Netrunner (1996 Wizards of the Coast First Edition Starter): The CCG That Predicted the Internet
Richard Garfield designed Magic: The Gathering. It was the game that launched the collectible card game industry. His follow-up CCG project for Wizards of the Coast was Netrunner, released in 1996, and in many ways it is the more intellectually interesting design.
Netrunner is an asymmetric game, meaning the two players play fundamentally different games against each other. One player is the Corporation, running a multinational entity with corporate agendas, ICE (Intrusion Countermeasures Electronics), and a security apparatus designed to protect its servers. The other is the Runner, a cyberpunk hacker attempting to penetrate those servers and steal the Corporation's agenda cards before they can be scored.
The game is set in the Android universe, a near-future world drawn from cyberpunk fiction, and it plays like no other CCG because the two halves of the conflict have completely different card pools, mechanics, and win conditions.
Richard Garfield's Asymmetric Design
Garfield was interested in games where different players experience fundamentally different things.

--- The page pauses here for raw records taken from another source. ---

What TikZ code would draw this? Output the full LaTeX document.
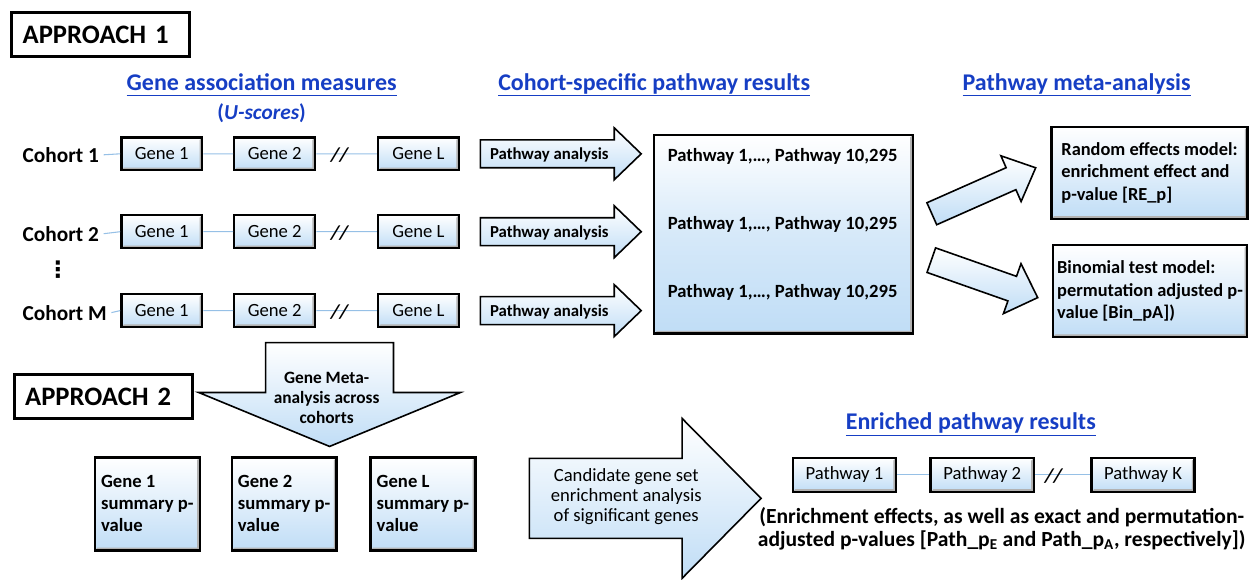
\documentclass[tikz,border=0pt]{standalone}
\usepackage{fontspec}
\setmainfont{Carlito}
\newfontfamily\dotsfont{DejaVu Sans}
\definecolor{titleblue}{RGB}{22,62,196}
\definecolor{paleblue}{RGB}{192,221,246}
\definecolor{linkblue}{RGB}{150,192,230}
\begin{document}
\begin{tikzpicture}[
        x=0.75pt,y=-0.75pt,
        font=\bfseries
    ]
    \tikzset{
        bevel/.style = {path picture={\fill[gray!60] (path picture bounding box.north east) -- (path picture bounding box.south east) -- (path picture bounding box.south west) -- ([shift={(2pt,2pt)}]path picture bounding box.south west) -- ([shift={(-2pt,2pt)}]path picture bounding box.south east) -- ([shift={(-2pt,-2pt)}]path picture bounding box.north east) -- cycle;}},
        genebox/.style = {rectangle, draw=black, line width=1.8pt, top color=white, bottom color=paleblue, bevel, minimum width=60.75pt, minimum height=24.75pt, inner sep=0pt, font=\fontsize{14}{17}\selectfont},
        pathbox/.style = {genebox, minimum width=77.5pt, minimum height=25.5pt},
        summarybox/.style = {rectangle, draw=black, line width=1.8pt, top color=white, bottom color=paleblue, bevel, minimum width=78.75pt, minimum height=69.75pt, inner sep=2pt, align=left, font=\bfseries\fontsize{14}{16.5}\selectfont},
        metabox/.style = {summarybox, minimum height=69pt, font=\bfseries\fontsize{13.8}{17}\selectfont},
        resultbox/.style = {rectangle, draw=black, line width=1.8pt, top color=white, bottom color=paleblue, middle color=paleblue!65, bevel, minimum width=194.25pt, minimum height=149.25pt},
        approachbox/.style = {rectangle, draw=black, line width=2.25pt, fill=white, minimum height=33pt, text width=117.5pt, inner xsep=8pt, align=left, font=\bfseries\fontsize{20}{24}\selectfont},
        blockarrow/.style = {draw=black, line width=1.2pt, top color=white, bottom color=paleblue},
        titletext/.style = {text=titleblue, font=\bfseries\fontsize{18}{22}\selectfont},
        cohorttext/.style = {anchor=west, font=\bfseries\fontsize{16}{19}\selectfont},
        arrowtext/.style = {font=\bfseries\fontsize{12.6}{15}\selectfont},
        restext/.style = {anchor=west, font=\bfseries\fontsize{14}{17}\selectfont},
        breaktext/.style = {font=\bfseries\itshape\fontsize{15}{18}\selectfont},
        linkline/.style = {draw=linkblue, line width=0.8pt},
    }
    \node[approachbox] (app1) at (101,35) {APPROACH 1};
    \node[approachbox] (app2) at (103.5,397) {APPROACH 2};

    \node[titletext] (genetitle) at (262,85) {\underline{Gene association measures\vphantom{y}}};
    \node[titletext, font=\bfseries\fontsize{16}{19}\selectfont] (uscore) at (262,113) {(\textit{U-scores})};
    \node[titletext] (cohorttitle) at (655,85) {\underline{Cohort-specific pathway results}};
    \node[titletext] (metatitle) at (1078,85) {\underline{Pathway meta-analysis}};
    \node[titletext] (enrichtitle) at (972,425) {\underline{Enriched pathway results}};

    \node[cohorttext] (c1) at (18,155) {Cohort 1};
    \node[genebox] (g11) at (162,154) {Gene 1};
    \node[genebox] (g12) at (275,154) {Gene 2};
    \node[genebox] (g1L) at (419,154) {Gene L};
    \node[cohorttext] (c2) at (18,234) {Cohort 2};
    \node[genebox] (g21) at (162,232) {Gene 1};
    \node[genebox] (g22) at (275,232) {Gene 2};
    \node[genebox] (g2L) at (419,232) {Gene L};
    \node[cohorttext] (cM) at (18,313) {Cohort M};
    \node[genebox] (gM1) at (162,311) {Gene 1};
    \node[genebox] (gM2) at (275,311) {Gene 2};
    \node[genebox] (gML) at (419,311) {Gene L};
    \node[font=\dotsfont\bfseries\fontsize{17}{20}\selectfont] (dots) at (58,270) {⋮};

    \draw[linkline] (c1.east) -- (g11.west) (g11.east) -- (g12.west) (g12.east) -- (g1L.west);
    \draw[linkline] (c2.east) -- (g21.west) (g21.east) -- (g22.west) (g22.east) -- (g2L.west);
    \draw[linkline] (cM.east) -- (gM1.west) (gM1.east) -- (gM2.west) (gM2.east) -- (gML.west);
    \node[breaktext] (br1) at (340,155) {//};
    \node[breaktext] (br2) at (340,233) {//};
    \node[breaktext] (brM) at (340,312) {//};

    \path[blockarrow] (481,140) -- (615,140) -- (615,128) -- (642,154) -- (615,180) -- (615,168) -- (481,168) -- cycle;
    \path[blockarrow] (481,218) -- (615,218) -- (615,206) -- (642,232) -- (615,258) -- (615,246) -- (481,246) -- cycle;
    \path[blockarrow] (481,297) -- (615,297) -- (615,285) -- (642,311) -- (615,337) -- (615,325) -- (481,325) -- cycle;
    \node[arrowtext] (pa1) at (550,155) {Pathway analysis};
    \node[arrowtext] (pa2) at (550,233) {Pathway analysis};
    \node[arrowtext] (paM) at (550,312) {Pathway analysis};

    \node[resultbox] (results) at (784.5,234.5) {};
    \node[restext] (res1) at (664,157) {Pathway 1,…, Pathway 10,295};
    \node[restext] (res2) at (664,225) {Pathway 1,…, Pathway 10,295};
    \node[restext] (resM) at (664,293) {Pathway 1,…, Pathway 10,295};

    \path[blockarrow] (928.1,203) -- (1007.4,167.9) -- (1002.2,156) -- (1037,168) -- (1022.4,201.8) -- (1017.2,189.9) -- (937.9,225) -- cycle;
    \path[blockarrow] (936.8,248.2) -- (1017.8,276.7) -- (1022.3,264) -- (1039,298) -- (1004.7,314) -- (1009.2,301.3) -- (928.2,272.8) -- cycle;

    \node[metabox, minimum width=147pt] (remodel) at (1151,173) {Random effects model:\\enrichment effect and\\p-value [RE\_p]};
    \node[metabox, minimum width=146pt] (binmodel) at (1151.5,291.5) {Binomial test model:\\permutation adjusted p-\\value [Bin\_pA])};

    \path[blockarrow] (266,343) -- (394,343) -- (394,393) -- (461,393) -- (330,447) -- (199,393) -- (266,393) -- cycle;
    \node[align=center, font=\bfseries\fontsize{13}{15}\selectfont] (genemeta) at (327,398) {Gene Meta-\\analysis across\\cohorts};

    \node[summarybox] (sum1) at (147.5,504.5) {Gene 1\\summary p-\\value};
    \node[summarybox] (sum2) at (284.5,504.5) {Gene 2\\summary p-\\value};
    \node[summarybox] (sumL) at (423.5,504.5) {Gene L\\summary p-\\value};

    \path[blockarrow] (530,459) -- (683,459) -- (683,419) -- (762,499) -- (683,579) -- (683,539) -- (530,539) -- cycle;
    \node[align=center, font=\fontsize{14}{15}\selectfont] (candidate) at (627,497) {Candidate gene set\\enrichment analysis\\of significant genes};

    \node[pathbox] (p1) at (845.5,475.5) {Pathway 1};
    \node[pathbox] (p2) at (983.5,475.5) {Pathway 2};
    \node[pathbox] (pK) at (1144.5,475.5) {Pathway K};
    \draw[linkline] (p1.east) -- (p2.west) (p2.east) -- (pK.west);
    \node[breaktext] (brK) at (1055,477) {//};
    \node[align=center, font=\bfseries\fontsize{16.2}{17.25}\selectfont] (enrichnote) at (1003,529.5) {(Enrichment effects, as well as exact and permutation-\\adjusted p-values [Path\_p\textsubscript{E} and Path\_p\textsubscript{A}, respectively])};

    \useasboundingbox (0,0) rectangle (1250,578);
\end{tikzpicture}
\end{document}
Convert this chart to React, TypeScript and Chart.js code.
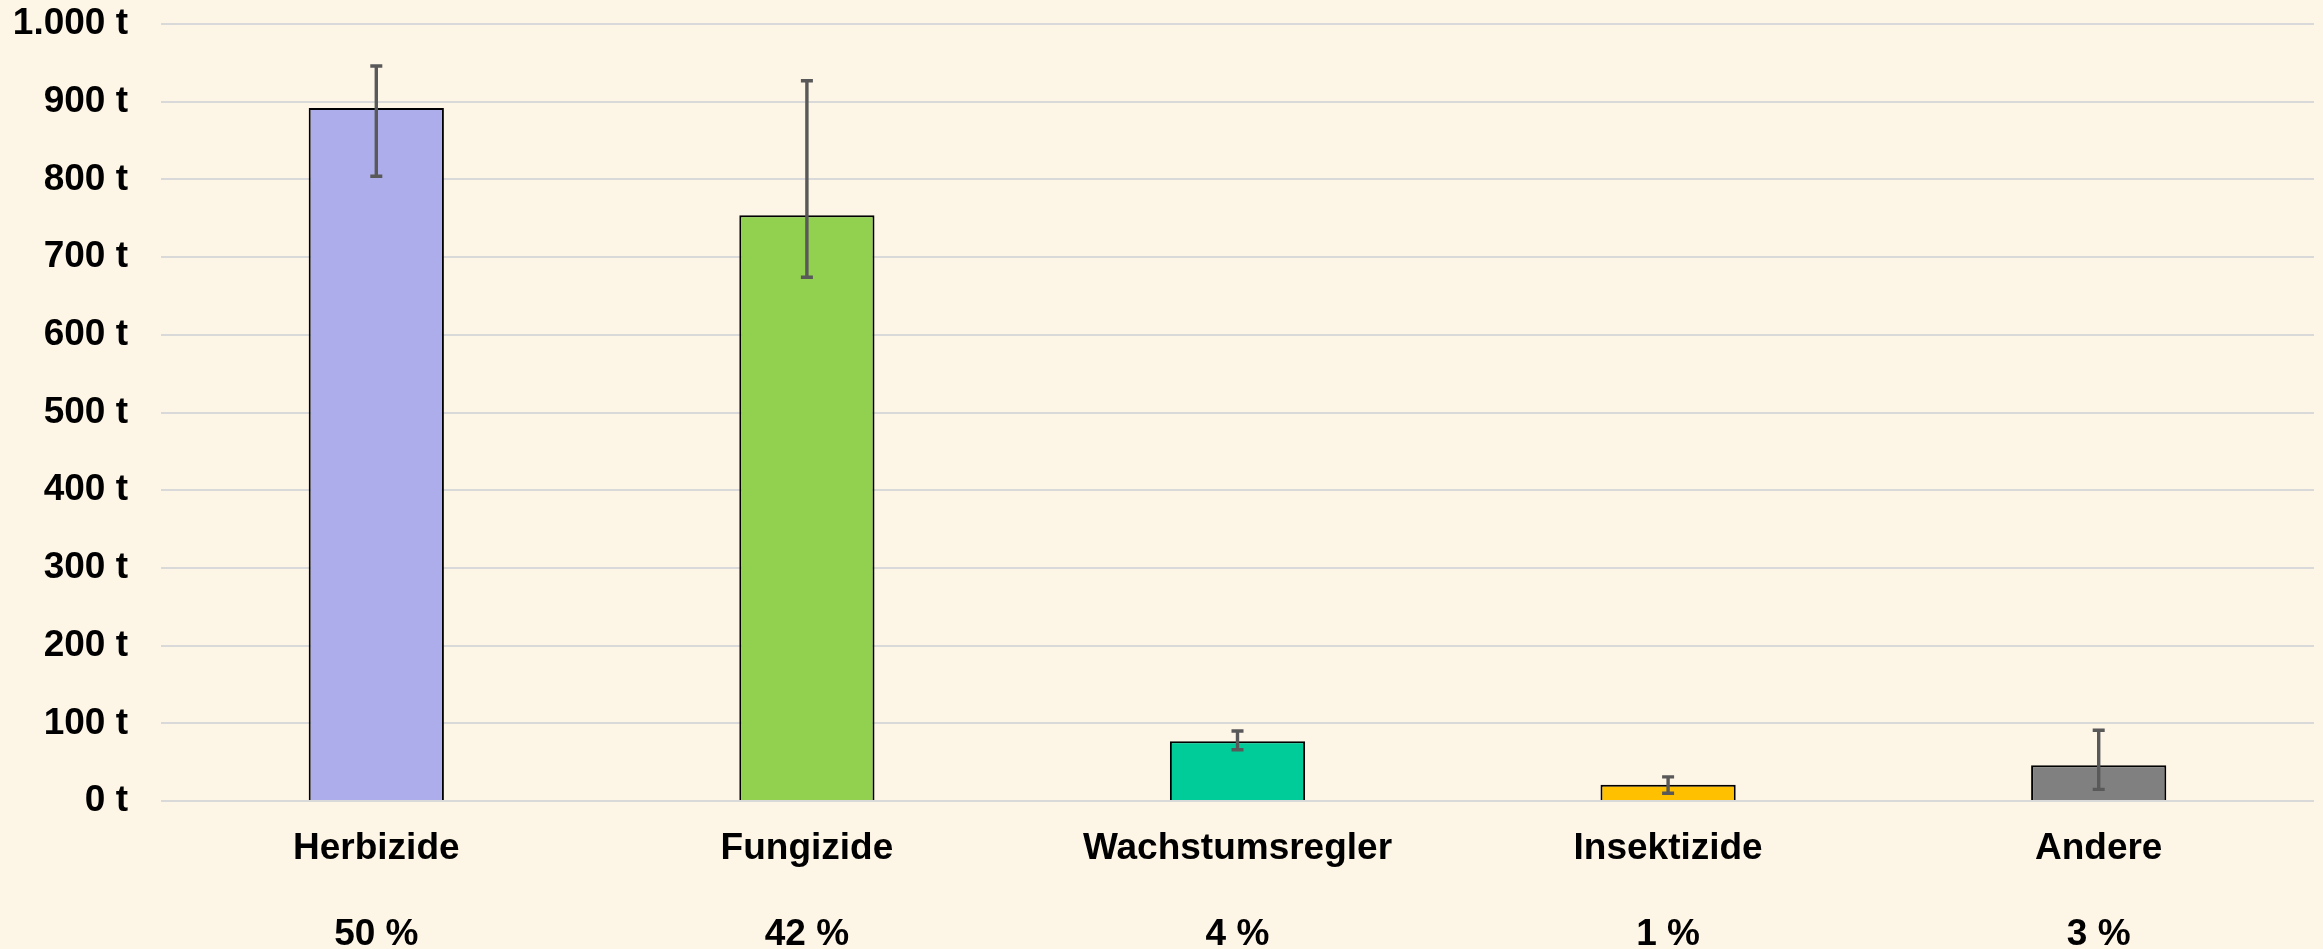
import React, { useEffect, useRef } from "react";
import { Chart, registerables } from "chart.js";

Chart.register(...registerables);

const categories = ["Herbizide", "Fungizide", "Wachstumsregler", "Insektizide", "Andere"];
const shares = ["50 %", "42 %", "4 %", "1 %", "3 %"];
const values = [892, 754, 77, 21, 46];
const errLow = [804, 674, 66, 10, 15];
const errHigh = [946, 927, 90, 31, 91];
const barColors = ["#ADADEB", "#92D050", "#00CC99", "#FFC000", "#808080"];

const FONT = "'Liberation Sans', Arial, sans-serif";

const fmt = (v: number) => {
  const s = String(Math.round(v));
  const t = s.length > 3 ? s.slice(0, s.length - 3) + "." + s.slice(s.length - 3) : s;
  return t + " t";
};

const errorBarPlugin = {
  id: "errorBars",
  afterDatasetsDraw(chart: any) {
    const meta = chart.getDatasetMeta(0);
    const y = chart.scales.y;
    const ctx = chart.ctx;
    ctx.save();
    ctx.strokeStyle = "#595959";
    ctx.lineWidth = 3.4;
    ctx.lineCap = "butt";
    meta.data.forEach((bar: any, i: number) => {
      const x = bar.x;
      const yh = y.getPixelForValue(errHigh[i]);
      const yl = y.getPixelForValue(errLow[i]);
      ctx.beginPath();
      ctx.moveTo(x, yh);
      ctx.lineTo(x, yl);
      ctx.moveTo(x - 6, yh);
      ctx.lineTo(x + 6, yh);
      ctx.moveTo(x - 6, yl);
      ctx.lineTo(x + 6, yl);
      ctx.stroke();
    });
    ctx.restore();
  },
};

export default function App() {
  const ref = useRef<HTMLCanvasElement | null>(null);
  useEffect(() => {
    if (!ref.current) return;
    const chart = new Chart(ref.current, {
      type: "bar",
      data: {
        labels: categories.map((c, i) => [c, "", shares[i]]),
        datasets: [
          {
            data: values,
            backgroundColor: barColors,
            borderColor: "#000000",
            borderWidth: 2,
            barPercentage: 0.314,
            categoryPercentage: 1,
          },
        ],
      },
      options: {
        animation: false,
        responsive: true,
        maintainAspectRatio: false,
        layout: { padding: { top: 24, right: 9, left: 0, bottom: 0 } },
        plugins: { legend: { display: false }, tooltip: { enabled: false } },
        scales: {
          x: {
            grid: { display: false, drawTicks: false },
            border: { display: false },
            ticks: {
              color: "#000000",
              font: { family: FONT, size: 37, weight: "bold", lineHeight: 1.15 },
              padding: 27,
              maxRotation: 0,
              autoSkip: false,
            },
            afterFit: (s: any) => {
              s.height = 148;
            },
          },
          y: {
            min: 0,
            max: 1000,
            grid: { color: "#D9D9D9", lineWidth: 2, drawTicks: false },
            border: { display: false },
            ticks: {
              stepSize: 100,
              color: "#000000",
              font: { family: FONT, size: 37, weight: "bold" },
              padding: 33,
              callback: (v: any) => fmt(Number(v)),
            },
            afterFit: (s: any) => {
              s.width = 161;
              s.paddingTop = 0;
              s.paddingBottom = 0;
            },
          },
        },
      },
      plugins: [errorBarPlugin],
    });
    return () => chart.destroy();
  }, []);
  return (
    <div
      style={{
        position: "fixed",
        left: 0,
        top: 0,
        width: 2323,
        height: 949,
        background: "#FDF5E6",
      }}
    >
      <canvas ref={ref} />
    </div>
  );
}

In Magic, both players use the same basic game rules. In Netrunner, the Corporation and Runner have different turn structures, different card types, and different win conditions.
Corporation side:
Draws from a Corporation deck containing Agenda cards (points), ICE (defensive programs), Operations (actions), Upgrades, and Assets
Wins by scoring 7 agenda points before the Runner accesses them
Sets up servers (card arrangements) protected by ICE
Uses the ice-advancing model where Corp cards are laid face-down in protected servers
Runner side:
Draws from a Runner deck containing Programs (offensive tools), Hardware (equipment), Resources, and Events
Wins by accessing and stealing 7 points worth of Agenda cards from Corp servers
Makes runs (attack actions) on Corp servers, breaking ICE encountered
Can win by forcing Corp to draw past their deck (flatline the Corp)
The design was considered radical at the time. It is still considered a masterpiece of asymmetric game design.
The Cyberpunk Setting
Netrunner is set in a world of megacorporations, human enhancements, and the internet of the near future. The card names and art predicted internet culture with uncomfortable accuracy. Cards reference concepts like Black ICE (now a real term for malicious security software), trace programs, viral attacks on corporate networks, and the cultural phenomenon of hackers operating outside corporate systems.
The flavor text on cards is often witty and thematically rich. The game captures a specific cyberpunk aesthetic that was current in 1996 (William Gibson's Neuromancer was a decade old; Neal Stephenson's Snow Crash was four years old) and has aged into a prescient description of actual internet security concerns.
First Edition Characteristics
The 1996 Wizards of the Coast Netrunner was sold in starter decks (runner-side or corporation-side) and booster packs.
Starter deck contents: The first edition starter contained 60 cards fixed to one faction (Runner or Corporation), providing a complete playable deck out of the box. The design was one of the first to acknowledge that asymmetric games might need separate entry points for each side.
Card backs: WotC-era Netrunner cards have a distinctive back design with a circuit board pattern. The back is faction-neutral (both Corp and Runner cards use the same back, allowing shuffling and concealment).
Card design: The 1996 art direction is distinctly cyberpunk and evocative. The art by a roster of illustrators ranged from atmospheric corporate imagery to gritty street-level hacker scenes.
Set size: The Netrunner base set contained 374 cards, divided between Corp and Runner factions.
Why Netrunner Was Discontinued
Netrunner was discontinued by Wizards in 1999, after only the base set and one expansion (Proteus). The game did not achieve the commercial success of Magic or Battletech and was dropped from WotC's portfolio.
The game found a dedicated following, but the fan base was small relative to the investment required to maintain the license and production.
In 2012, Fantasy Flight Games licensed the Netrunner setting from WotC and released Android: Netrunner as a Living Card Game (non-random distribution, fixed sets). This LCG ran until 2018 and introduced the game to a new generation of players, many of whom then sought out original WotC Netrunner cards.
Condition Grades and Values
| Condition | Description | Market Range | |---|---| | Sealed starter deck | Never opened | $80 - $200 | | Complete starter, NM | All cards NM, box good | $40 - $100 | | Complete starter, played | Cards played condition | $15 - $45 | | Single high-value cards (Near Mint) | Per-card prices vary | $5 - $50+ |
Notable high-value singles: Certain Corp and Runner cards from the 1996 set are sought by players who want to run original Netrunner (there is an active vintage play community). Cards enabling powerful deck archetypes command premiums.
The Garfield Legacy
Netrunner represents a different direction that CCG design could have gone. Instead of the increasingly complex symmetrical systems that dominated the post-Magic era, Netrunner offered a genuinely asymmetric experience where the two players were not just choosing different card pools but playing different games.
The Android: Netrunner revival proved the design had longevity. The original 1996 set is the founding document of a game that has never entirely gone away.